- EXERCISE MATERIAL:
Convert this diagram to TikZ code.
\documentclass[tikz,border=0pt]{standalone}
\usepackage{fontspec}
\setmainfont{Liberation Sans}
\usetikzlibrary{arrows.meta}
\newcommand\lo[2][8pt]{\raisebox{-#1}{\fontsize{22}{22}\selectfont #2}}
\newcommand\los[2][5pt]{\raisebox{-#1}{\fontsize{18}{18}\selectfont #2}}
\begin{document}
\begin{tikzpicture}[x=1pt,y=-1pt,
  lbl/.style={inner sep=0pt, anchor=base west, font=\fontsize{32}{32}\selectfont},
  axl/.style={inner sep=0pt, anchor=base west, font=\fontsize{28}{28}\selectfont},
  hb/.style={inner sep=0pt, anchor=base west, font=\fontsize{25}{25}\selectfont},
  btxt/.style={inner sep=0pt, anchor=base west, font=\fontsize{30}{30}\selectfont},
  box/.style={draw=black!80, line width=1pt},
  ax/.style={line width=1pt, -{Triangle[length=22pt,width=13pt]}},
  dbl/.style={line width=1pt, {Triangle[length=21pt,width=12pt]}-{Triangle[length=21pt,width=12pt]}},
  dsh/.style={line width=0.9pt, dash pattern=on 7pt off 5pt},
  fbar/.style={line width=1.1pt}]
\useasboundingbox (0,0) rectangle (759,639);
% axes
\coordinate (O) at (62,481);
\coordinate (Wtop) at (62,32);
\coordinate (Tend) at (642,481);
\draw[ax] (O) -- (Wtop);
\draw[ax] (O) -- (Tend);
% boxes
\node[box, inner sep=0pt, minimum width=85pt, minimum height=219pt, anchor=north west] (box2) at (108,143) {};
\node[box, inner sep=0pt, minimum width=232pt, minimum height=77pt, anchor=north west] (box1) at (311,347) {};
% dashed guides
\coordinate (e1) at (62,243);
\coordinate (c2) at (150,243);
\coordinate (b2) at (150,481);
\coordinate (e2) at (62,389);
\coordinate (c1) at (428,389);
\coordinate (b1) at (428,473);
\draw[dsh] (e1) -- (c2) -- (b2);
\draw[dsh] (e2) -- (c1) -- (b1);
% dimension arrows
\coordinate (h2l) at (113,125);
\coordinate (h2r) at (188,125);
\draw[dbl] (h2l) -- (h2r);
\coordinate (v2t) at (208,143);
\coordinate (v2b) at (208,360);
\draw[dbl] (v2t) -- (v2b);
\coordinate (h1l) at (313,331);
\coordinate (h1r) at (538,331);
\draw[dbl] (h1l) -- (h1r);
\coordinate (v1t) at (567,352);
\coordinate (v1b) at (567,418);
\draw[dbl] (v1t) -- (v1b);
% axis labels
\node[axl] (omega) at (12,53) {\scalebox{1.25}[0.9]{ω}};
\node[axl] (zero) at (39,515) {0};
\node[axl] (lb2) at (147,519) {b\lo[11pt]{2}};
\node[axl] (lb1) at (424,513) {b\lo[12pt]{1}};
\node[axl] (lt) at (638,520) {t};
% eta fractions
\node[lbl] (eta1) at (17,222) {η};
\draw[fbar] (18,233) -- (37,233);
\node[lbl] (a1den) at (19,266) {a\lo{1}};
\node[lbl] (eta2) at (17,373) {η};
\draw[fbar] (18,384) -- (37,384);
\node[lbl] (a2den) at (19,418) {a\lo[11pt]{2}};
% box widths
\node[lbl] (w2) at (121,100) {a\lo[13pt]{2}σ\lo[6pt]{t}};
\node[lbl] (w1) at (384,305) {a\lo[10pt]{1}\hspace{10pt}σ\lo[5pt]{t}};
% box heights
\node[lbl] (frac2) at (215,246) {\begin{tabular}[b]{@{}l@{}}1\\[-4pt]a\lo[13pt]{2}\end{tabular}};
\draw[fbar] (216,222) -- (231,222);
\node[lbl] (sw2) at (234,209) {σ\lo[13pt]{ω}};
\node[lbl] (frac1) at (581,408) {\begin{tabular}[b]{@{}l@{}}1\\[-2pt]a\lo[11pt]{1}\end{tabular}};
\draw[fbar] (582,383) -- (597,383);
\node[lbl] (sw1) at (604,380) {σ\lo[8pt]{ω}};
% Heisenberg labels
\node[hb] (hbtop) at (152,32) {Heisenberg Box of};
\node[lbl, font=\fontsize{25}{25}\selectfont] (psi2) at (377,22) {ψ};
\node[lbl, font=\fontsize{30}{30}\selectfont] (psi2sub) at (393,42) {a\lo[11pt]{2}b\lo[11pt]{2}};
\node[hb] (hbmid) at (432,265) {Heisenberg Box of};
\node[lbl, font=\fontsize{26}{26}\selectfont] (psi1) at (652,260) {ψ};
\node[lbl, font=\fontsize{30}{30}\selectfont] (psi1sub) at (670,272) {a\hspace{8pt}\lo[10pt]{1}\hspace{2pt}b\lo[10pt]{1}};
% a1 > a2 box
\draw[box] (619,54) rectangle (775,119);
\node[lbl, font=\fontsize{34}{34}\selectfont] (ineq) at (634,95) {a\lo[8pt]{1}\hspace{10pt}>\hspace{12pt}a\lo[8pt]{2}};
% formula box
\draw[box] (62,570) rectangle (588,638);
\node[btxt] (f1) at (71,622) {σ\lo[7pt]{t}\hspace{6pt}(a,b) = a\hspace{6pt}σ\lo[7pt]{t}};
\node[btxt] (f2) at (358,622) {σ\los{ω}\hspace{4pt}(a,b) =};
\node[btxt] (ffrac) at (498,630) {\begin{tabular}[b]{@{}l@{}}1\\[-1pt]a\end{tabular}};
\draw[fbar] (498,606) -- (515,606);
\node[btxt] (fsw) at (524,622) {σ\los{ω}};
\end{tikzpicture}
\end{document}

==

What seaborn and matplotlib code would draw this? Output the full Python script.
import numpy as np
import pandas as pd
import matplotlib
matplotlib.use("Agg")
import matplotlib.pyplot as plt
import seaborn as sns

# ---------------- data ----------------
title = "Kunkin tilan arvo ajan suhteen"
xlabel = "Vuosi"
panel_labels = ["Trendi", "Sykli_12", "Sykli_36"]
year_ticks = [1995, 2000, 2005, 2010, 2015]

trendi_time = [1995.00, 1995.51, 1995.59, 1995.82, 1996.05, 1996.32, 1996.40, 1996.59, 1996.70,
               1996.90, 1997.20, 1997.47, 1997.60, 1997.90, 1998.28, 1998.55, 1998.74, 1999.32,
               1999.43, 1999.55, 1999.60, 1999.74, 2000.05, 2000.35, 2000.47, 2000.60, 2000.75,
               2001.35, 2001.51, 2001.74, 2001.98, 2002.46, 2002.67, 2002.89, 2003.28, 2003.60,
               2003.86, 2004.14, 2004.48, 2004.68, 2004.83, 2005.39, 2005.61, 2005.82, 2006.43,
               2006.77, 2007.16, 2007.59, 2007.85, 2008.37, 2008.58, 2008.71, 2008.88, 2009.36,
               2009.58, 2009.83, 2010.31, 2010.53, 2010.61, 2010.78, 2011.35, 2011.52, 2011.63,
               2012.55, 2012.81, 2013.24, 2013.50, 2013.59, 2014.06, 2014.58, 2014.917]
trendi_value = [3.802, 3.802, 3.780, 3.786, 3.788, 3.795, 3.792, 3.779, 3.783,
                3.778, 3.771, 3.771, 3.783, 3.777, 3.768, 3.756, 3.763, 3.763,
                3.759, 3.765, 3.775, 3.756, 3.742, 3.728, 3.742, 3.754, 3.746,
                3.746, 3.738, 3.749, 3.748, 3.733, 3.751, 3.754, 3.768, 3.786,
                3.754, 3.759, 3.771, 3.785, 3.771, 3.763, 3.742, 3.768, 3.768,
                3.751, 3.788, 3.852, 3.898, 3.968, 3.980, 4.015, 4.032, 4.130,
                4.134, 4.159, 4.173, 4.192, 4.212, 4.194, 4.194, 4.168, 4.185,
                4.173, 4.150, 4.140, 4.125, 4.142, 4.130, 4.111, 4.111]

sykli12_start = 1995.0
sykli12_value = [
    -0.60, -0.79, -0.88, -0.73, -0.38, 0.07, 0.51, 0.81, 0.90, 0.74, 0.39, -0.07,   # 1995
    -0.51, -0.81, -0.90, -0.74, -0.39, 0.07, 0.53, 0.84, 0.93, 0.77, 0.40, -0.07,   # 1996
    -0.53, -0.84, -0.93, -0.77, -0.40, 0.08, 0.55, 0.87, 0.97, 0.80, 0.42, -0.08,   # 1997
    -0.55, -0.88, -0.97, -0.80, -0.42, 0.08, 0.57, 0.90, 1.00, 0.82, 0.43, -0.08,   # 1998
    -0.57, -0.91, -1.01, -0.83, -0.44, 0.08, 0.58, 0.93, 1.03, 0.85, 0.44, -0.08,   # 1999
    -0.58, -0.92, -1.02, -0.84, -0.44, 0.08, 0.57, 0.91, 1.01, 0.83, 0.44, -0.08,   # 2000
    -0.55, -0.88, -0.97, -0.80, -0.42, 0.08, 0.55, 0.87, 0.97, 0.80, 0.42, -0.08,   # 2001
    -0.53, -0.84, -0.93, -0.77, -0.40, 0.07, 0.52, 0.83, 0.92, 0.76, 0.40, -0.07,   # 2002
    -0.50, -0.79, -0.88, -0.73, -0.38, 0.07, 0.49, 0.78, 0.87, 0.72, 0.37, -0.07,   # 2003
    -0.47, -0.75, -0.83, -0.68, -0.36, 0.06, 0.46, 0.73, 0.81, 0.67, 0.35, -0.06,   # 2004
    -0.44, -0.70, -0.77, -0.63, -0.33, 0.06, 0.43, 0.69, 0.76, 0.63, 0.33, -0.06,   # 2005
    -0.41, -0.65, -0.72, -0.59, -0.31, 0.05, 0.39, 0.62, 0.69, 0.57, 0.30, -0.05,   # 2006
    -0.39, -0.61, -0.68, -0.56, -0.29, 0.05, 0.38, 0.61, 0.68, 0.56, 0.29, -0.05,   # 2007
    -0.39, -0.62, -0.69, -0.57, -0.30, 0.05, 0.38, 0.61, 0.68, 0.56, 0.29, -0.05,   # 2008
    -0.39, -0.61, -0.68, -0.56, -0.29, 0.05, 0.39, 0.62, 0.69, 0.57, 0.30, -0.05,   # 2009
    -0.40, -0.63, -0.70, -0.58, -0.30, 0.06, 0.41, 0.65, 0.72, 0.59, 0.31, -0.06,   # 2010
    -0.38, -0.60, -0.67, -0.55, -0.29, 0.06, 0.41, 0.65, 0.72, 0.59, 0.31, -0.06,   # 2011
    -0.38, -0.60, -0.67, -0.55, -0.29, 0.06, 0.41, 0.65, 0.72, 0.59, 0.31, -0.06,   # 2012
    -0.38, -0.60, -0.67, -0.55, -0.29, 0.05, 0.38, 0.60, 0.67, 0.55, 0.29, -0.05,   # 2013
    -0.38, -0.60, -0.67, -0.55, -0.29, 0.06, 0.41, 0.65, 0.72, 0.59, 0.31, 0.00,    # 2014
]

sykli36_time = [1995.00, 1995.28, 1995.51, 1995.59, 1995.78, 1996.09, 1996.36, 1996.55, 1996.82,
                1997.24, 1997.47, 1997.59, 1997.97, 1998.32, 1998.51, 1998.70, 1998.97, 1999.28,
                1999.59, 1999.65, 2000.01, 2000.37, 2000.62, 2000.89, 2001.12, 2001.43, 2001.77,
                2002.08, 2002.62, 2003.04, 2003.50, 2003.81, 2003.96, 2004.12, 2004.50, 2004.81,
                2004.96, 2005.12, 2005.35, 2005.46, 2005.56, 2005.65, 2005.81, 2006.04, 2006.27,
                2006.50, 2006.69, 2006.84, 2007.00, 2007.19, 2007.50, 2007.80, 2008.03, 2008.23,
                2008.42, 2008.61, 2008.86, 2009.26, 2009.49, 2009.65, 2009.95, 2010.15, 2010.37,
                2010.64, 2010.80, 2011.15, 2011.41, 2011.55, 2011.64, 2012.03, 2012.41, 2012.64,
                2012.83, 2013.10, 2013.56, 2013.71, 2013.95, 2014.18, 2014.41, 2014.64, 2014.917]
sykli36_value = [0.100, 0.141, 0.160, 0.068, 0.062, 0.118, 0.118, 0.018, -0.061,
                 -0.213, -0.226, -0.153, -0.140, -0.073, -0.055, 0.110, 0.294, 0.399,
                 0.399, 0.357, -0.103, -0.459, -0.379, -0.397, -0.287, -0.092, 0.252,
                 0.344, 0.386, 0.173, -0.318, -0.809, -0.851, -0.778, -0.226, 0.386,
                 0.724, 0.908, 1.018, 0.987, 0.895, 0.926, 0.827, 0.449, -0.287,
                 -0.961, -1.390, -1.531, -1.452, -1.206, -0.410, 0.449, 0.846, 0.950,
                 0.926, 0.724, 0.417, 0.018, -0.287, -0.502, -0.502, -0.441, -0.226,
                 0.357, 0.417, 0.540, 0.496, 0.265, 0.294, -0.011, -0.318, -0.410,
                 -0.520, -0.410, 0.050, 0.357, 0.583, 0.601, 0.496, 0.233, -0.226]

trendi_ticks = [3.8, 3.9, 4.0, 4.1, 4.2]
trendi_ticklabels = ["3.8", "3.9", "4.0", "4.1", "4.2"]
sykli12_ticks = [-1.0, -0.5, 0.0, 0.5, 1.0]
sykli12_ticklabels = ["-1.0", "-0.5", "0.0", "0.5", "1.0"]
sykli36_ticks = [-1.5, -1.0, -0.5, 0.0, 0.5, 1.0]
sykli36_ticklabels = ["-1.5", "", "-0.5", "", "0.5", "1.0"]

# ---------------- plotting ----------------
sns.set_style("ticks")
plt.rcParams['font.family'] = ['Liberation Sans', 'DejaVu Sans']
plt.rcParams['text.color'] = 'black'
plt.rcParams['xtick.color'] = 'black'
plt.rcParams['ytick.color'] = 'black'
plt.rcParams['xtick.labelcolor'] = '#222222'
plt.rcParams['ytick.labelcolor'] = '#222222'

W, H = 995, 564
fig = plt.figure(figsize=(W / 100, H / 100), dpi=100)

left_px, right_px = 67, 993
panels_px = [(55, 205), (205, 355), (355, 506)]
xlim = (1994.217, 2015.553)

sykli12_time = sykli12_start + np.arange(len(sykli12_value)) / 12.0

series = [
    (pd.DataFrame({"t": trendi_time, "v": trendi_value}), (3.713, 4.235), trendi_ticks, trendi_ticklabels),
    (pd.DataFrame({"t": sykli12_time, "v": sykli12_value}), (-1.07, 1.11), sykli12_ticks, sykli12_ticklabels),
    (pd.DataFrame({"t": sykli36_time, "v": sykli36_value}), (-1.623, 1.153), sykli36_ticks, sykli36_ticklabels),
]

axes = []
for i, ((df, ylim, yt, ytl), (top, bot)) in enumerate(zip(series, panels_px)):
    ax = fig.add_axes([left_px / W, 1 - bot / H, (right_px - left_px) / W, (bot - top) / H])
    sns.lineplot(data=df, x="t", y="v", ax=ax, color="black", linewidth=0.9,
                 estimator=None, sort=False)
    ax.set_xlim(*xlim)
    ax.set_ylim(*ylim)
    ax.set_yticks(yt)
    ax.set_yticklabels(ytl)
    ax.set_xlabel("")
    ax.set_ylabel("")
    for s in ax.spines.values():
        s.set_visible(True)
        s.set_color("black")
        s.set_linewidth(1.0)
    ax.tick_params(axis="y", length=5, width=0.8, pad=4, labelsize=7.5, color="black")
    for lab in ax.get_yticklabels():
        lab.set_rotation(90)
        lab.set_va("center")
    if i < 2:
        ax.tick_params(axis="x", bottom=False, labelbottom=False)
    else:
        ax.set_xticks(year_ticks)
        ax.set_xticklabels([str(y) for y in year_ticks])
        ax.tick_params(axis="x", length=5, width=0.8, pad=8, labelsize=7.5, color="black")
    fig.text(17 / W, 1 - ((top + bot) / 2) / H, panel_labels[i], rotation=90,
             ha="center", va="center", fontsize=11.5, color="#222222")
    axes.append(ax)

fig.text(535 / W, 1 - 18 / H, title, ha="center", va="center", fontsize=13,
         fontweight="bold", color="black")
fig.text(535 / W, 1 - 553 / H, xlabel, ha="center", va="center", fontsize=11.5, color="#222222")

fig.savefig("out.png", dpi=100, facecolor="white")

- SHORT EXERCISE:
Output exactly the lines of the material above from the one containing "What seaborn and" up to and including the one containing "year_ticks = [1995, 2000, 2005, 2010, 2015]".

- EXERCISE SOLUTION:
What seaborn and matplotlib code would draw this? Output the full Python script.
import numpy as np
import pandas as pd
import matplotlib
matplotlib.use("Agg")
import matplotlib.pyplot as plt
import seaborn as sns

# ---------------- data ----------------
title = "Kunkin tilan arvo ajan suhteen"
xlabel = "Vuosi"
panel_labels = ["Trendi", "Sykli_12", "Sykli_36"]
year_ticks = [1995, 2000, 2005, 2010, 2015]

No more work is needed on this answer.